After a 5 day holiday hiatus, I have resumed my office reorganization project. This time I’m tackling digital files. I need to make space on my primary drive so that I can be working on two Schlock books in parallel. (An amusing coincidence: one of the books will be titled Massively Parallel.) My computer is out of date and needs replacing. This is item number one on the list of Things to Do Once We’ve Opened Pre-orders and Have a Buffer of Money Again. Until then, I shuffle files, burn data to disk, and make dual back-ups on external drives.
On it surface this data shuffling does not seem to do anything to forward my office reorganization, but this reorganization is not only about optimizing my physical space. Even more important than making the things I need easy to find is the mental process of looking at exactly how I work. My work processes have grown in response to necessity, usually in the urgency of the moment. After that I was a bit afraid to mess with a system that was working in the middle of a crisis. (Something always felt like a crisis) Now I am questioning if some of the way I work is helping to create a feeling of crisis where none needs to exist. This is similar to the mental adjustment I’m attempting to make in how I worry about/ trust in my children.

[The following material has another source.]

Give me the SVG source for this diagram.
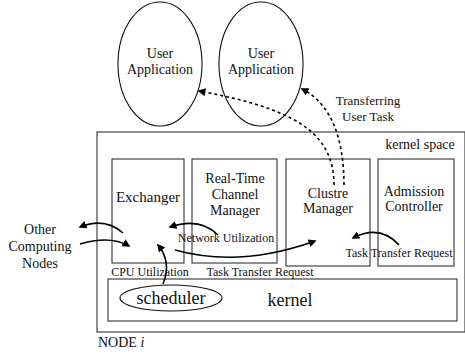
<svg xmlns="http://www.w3.org/2000/svg" width="465" height="358" viewBox="0 0 465 358">
<style>
text{font-family:"Liberation Serif","Times New Roman",serif;fill:#111;text-anchor:middle}
.box{fill:none;stroke:#444;stroke-width:1.2}
.ell{fill:none;stroke:#111;stroke-width:1.1}
.c{fill:none;stroke:#000;stroke-width:1.6}
.d{fill:none;stroke:#000;stroke-width:1.6;stroke-dasharray:3,3}
.t15{font-size:15px}
.t14{font-size:14px}
.t13{font-size:13px}
.t12{font-size:12px}
.t17{font-size:18px}
</style>
<defs>
<marker id="ah" viewBox="0 0 10 10" refX="8" refY="5" markerWidth="5" markerHeight="5" orient="auto" markerUnits="strokeWidth">
<path d="M0,0 L10,5 L0,10 z" fill="#000"/>
</marker>
</defs>
<rect width="465" height="358" fill="#fff"/>
<g id="userapp1"><ellipse class="ell" cx="160" cy="64" rx="42" ry="62"/><text class="t14" x="160" y="58">User</text><text class="t14" x="160" y="74">Application</text></g>
<g id="userapp2"><ellipse class="ell" cx="261" cy="64" rx="42" ry="62"/><text class="t14" x="261" y="58">User</text><text class="t14" x="261" y="74">Application</text></g>
<g id="node"><rect class="box" x="97" y="132" width="368" height="200"/><text class="t14" x="420" y="149">kernel space</text><text class="t14" x="98" y="347" style="text-anchor:start">NODE <tspan font-style="italic">i</tspan></text></g>
<g id="exchanger"><rect class="box" x="112" y="159" width="72" height="104"/><text class="t15" x="148" y="202">Exchanger</text></g>
<g id="rtcm"><rect class="box" x="192" y="159" width="85" height="104"/><text class="t14" x="235" y="183">Real-Time</text><text class="t14" x="235" y="199">Channel</text><text class="t14" x="235" y="215">Manager</text></g>
<g id="clustre"><rect class="box" x="286" y="159" width="84" height="107"/><text class="t14" x="328" y="198">Clustre</text><text class="t14" x="328" y="213">Manager</text></g>
<g id="admission"><rect class="box" x="378" y="159" width="76" height="107"/><text class="t14" x="414" y="196">Admission</text><text class="t14" x="414" y="211">Controller</text></g>
<g id="kernel"><rect class="box" x="108" y="279" width="349" height="42"/><text class="t17" x="290" y="306">kernel</text></g>
<g id="scheduler"><ellipse class="ell" cx="171" cy="298" rx="51" ry="13"/><text class="t17" x="171" y="304">scheduler</text></g>
<g id="other"><text class="t14" x="40" y="234">Other</text><text class="t14" x="40" y="251">Computing</text><text class="t14" x="40" y="268">Nodes</text></g>
<g id="labels">
<text class="t13" x="368" y="105">Transferring</text><text class="t13" x="368" y="121">User Task</text>
<text class="t12" x="150" y="276">CPU Utilization</text>
<text class="t12" x="260" y="276">Task Transfer Request</text>
<text class="t12" x="226" y="242">Network Utilization</text>
<text class="t12" x="399" y="257">Task Transfer Request</text>
</g>
<g id="connectors">
<path class="d" d="M334,185 C334,130 290,108 199,91" marker-end="url(#ah)"/>
<path class="d" d="M344,185 C344,140 332,104 302,89" marker-end="url(#ah)"/>
<path class="c" d="M123,233 Q105,217 80,227" marker-end="url(#ah)"/>
<path class="c" d="M80,244 Q110,235 129,246" marker-end="url(#ah)"/>
<path class="c" d="M163,284 Q172,262 158,245" marker-end="url(#ah)"/>
<path class="c" d="M218,235 Q200,217 170,227" marker-end="url(#ah)"/>
<path class="c" d="M175,250 Q240,268 315,241" marker-end="url(#ah)"/>
<path class="c" d="M399,245 Q380,224 353,238" marker-end="url(#ah)"/>
</g>
</svg>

It is time to reorganize, re prioritize, and re-evaluate. I know what my goals are, they haven’t changed any, but my mode of travel needs to improve a lot. The physical organization let me see that mental organization was necessary. The mental organization is helping me see how the physical organization can work even better. In the end I don’t know that I will reach any of my goals more quickly. That’s not the point. The point is to be less tired and more happy as I travel.